Zwiegespalten zeigte sich der SPD-Außenpolitiker Nils Schmid im AFP-Interview: "Einerseits bin ich erleichtert darüber, dass der Vormarsch des Rassemblement National eingedämmt wurde, andererseits bin ich in Sorge über die zu erwartende politische Instabilität." 

Zwar gebe es nach wie vor eine klare Mehrheit von pro-europäischen Kräften, sagte Schmid. Dies werde es Deutschland ermöglichen, bilateral und in der EU die enge Zusammenarbeit mit Frankreich fortzusetzen, etwa mit Blick auf die militärische Unterstützung der Ukraine. "Es ist jedoch ungewiss, ob sich diese Kräfte zu einer Regierungsbildung oder gar zu einer festen Koalition zusammenraufen werden", fügte er hinzu. Damit werde Frankreichs Rolle auf internationaler Ebene geschwächt.

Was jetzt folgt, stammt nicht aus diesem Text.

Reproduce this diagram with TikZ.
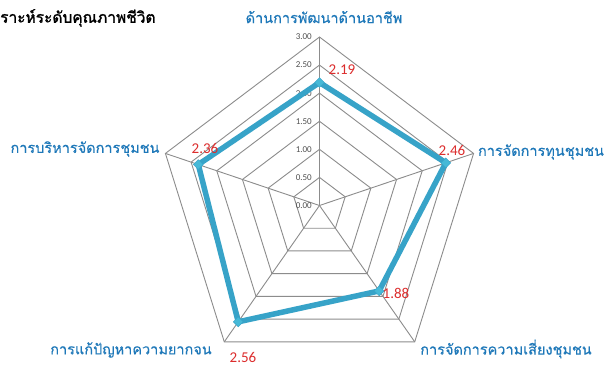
\documentclass[tikz,border=0pt]{standalone}
\usepackage{fontspec}
\setmainfont{Carlito}
\newfontfamily\thaifont[Script=Thai,FakeBold=0.4]{Loma}
\newfontfamily\thaititle[Script=Thai,FakeBold=1.5]{Loma}
\usetikzlibrary{shapes.geometric}
\definecolor{gridc}{RGB}{140,140,140}
\definecolor{serc}{RGB}{55,163,200}
\definecolor{mkc}{RGB}{70,185,215}
\definecolor{labc}{RGB}{30,120,185}
\definecolor{valc}{RGB}{220,45,45}
\definecolor{tickc}{RGB}{80,80,80}
\tikzset{
  gridline/.style={draw=gridc, line width=0.9pt},
  axlabel/.style={font=\thaifont\fontsize{14.5}{17}\selectfont, text=labc, inner sep=0pt},
  vallabel/.style={font=\fontsize{15}{17}\selectfont, text=valc, inner sep=0pt},
  ticklabel/.style={font=\fontsize{9}{10}\selectfont, text=tickc, inner sep=0pt, anchor=east},
  series/.style={draw=serc, line width=5.5pt, line join=round},
  mk/.style={diamond, fill=mkc, draw=serc, line width=0.4pt, minimum size=10pt, inner sep=0pt},
}
\begin{document}
\begin{tikzpicture}[x=1pt,y=-1pt]
\useasboundingbox (0,0) rectangle (606,365);
\fill[white] (0,0) rectangle (606,365);
% axis vertex coordinates
\foreach \k in {0,...,4}{
  \pgfmathsetmacro{\a}{90-72*\k}
  \foreach \r in {1,...,6}{
    \coordinate (g\k-\r) at ({319.5+27*\r*cos(\a)},{205.5-28.083*\r*sin(\a)});
  }
}
\coordinate (c) at (319.5,205.5);
% rings
\foreach \r in {1,...,6}{
  \draw[gridline] (g0-\r) -- (g1-\r) -- (g2-\r) -- (g3-\r) -- (g4-\r) -- cycle;
}
% spokes
\foreach \k in {0,...,4}{ \draw[gridline] (c) -- (g\k-6); }
% tick labels
\foreach \r/\t in {0/0.00,1/0.50,2/1.00,3/1.50,4/2.00,5/2.50,6/3.00}{
  \node[ticklabel] (t\r) at (312,{205.5-28.083*\r}) {\t};
}
% data
\def\vals{2.19,2.46,1.88,2.56,2.36}
\foreach \v [count=\i from 0] in \vals{
  \pgfmathsetmacro{\a}{90-72*\i}
  \coordinate (d\i) at ({319.5+54*\v*cos(\a)},{205.5-56.167*\v*sin(\a)});
}
\draw[series] (d0) -- (d1) -- (d2) -- (d3) -- (d4) -- cycle;
\foreach \i in {0,...,4}{ \node[mk] (m\i) at (d\i) {}; }
% value labels
\node[vallabel] (v0) at (342,70) {2.19};
\node[vallabel] (v1) at (452,150) {2.46};
\node[vallabel] (v2) at (396,293) {1.88};
\node[vallabel] (v3) at (243,357) {2.56};
\node[vallabel] (v4) at (205,148) {2.36};
% axis labels
\node[axlabel] (a0) at (324,17) {ด้านการพัฒนาด้านอาชีพ};
\node[axlabel] (a1) at (541,152) {การจัดการทุนชุมชน};
\node[axlabel] (a2) at (506,349) {การจัดการความเสี่ยงชุมชน};
\node[axlabel] (a3) at (131,350) {การแก้ปัญหาความยากจน};
\node[axlabel] (a4) at (85,149) {การบริหารจัดการชุมชน};
% title
\node[font=\thaititle\fontsize{15.5}{17}\selectfont, anchor=west, inner sep=0pt] (title) at (0,18) {ราะห์ระดับคุณภาพชีวิต};
\end{tikzpicture}
\end{document}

Unterschiedlich fielen in Deutschland die Bewertungen von Macrons Entscheidung aus, die Parlamentswahl in Frankreich nach dem Triumph der Rechtspopulisten bei der Europawahl Anfang Juni vorzuziehen. Macrons politisches Projekt, die Mitte in Frankreich zu stärken, sei "krachend gescheitert", sagte der Vorsitzende des Auswärtigen Ausschusses im Bundestag, Michael Roth (SPD), dem "Tagesspiegel". Macron habe "die politische Mitte geschreddert". Linken-Chef Martin Schirdewan sagte, Macron habe sich "verzockt": "Der Preis wäre beinahe eine Machtergreifung der extremen Rechten gewesen."

Der CDU-Abgeordnete Armin Laschet hingegen lobte Macrons Strategie, weil sie klar gemacht habe, dass die extreme Rechte keine Mehrheit habe. "Marine Le Pen hätte drei Jahre lang erzählt: Wir sind eigentlich die Sieger, wir waren bei der Europawahl vorne", sagte der CDU-Politiker im ZDF. "Aber sie haben ein Drittel, nicht mehr."

Die europäischen Regierungschefs halten sich zumindest mit öffentlichen Reaktionen noch zurück. Nur der polnische Ministerpräsident Donald Tusk schrieb auf X: "In Paris Begeisterung, in Moskau Enttäuschung, in Kiew Erleichterung. In Warschau reicht es zum Glücklichsein."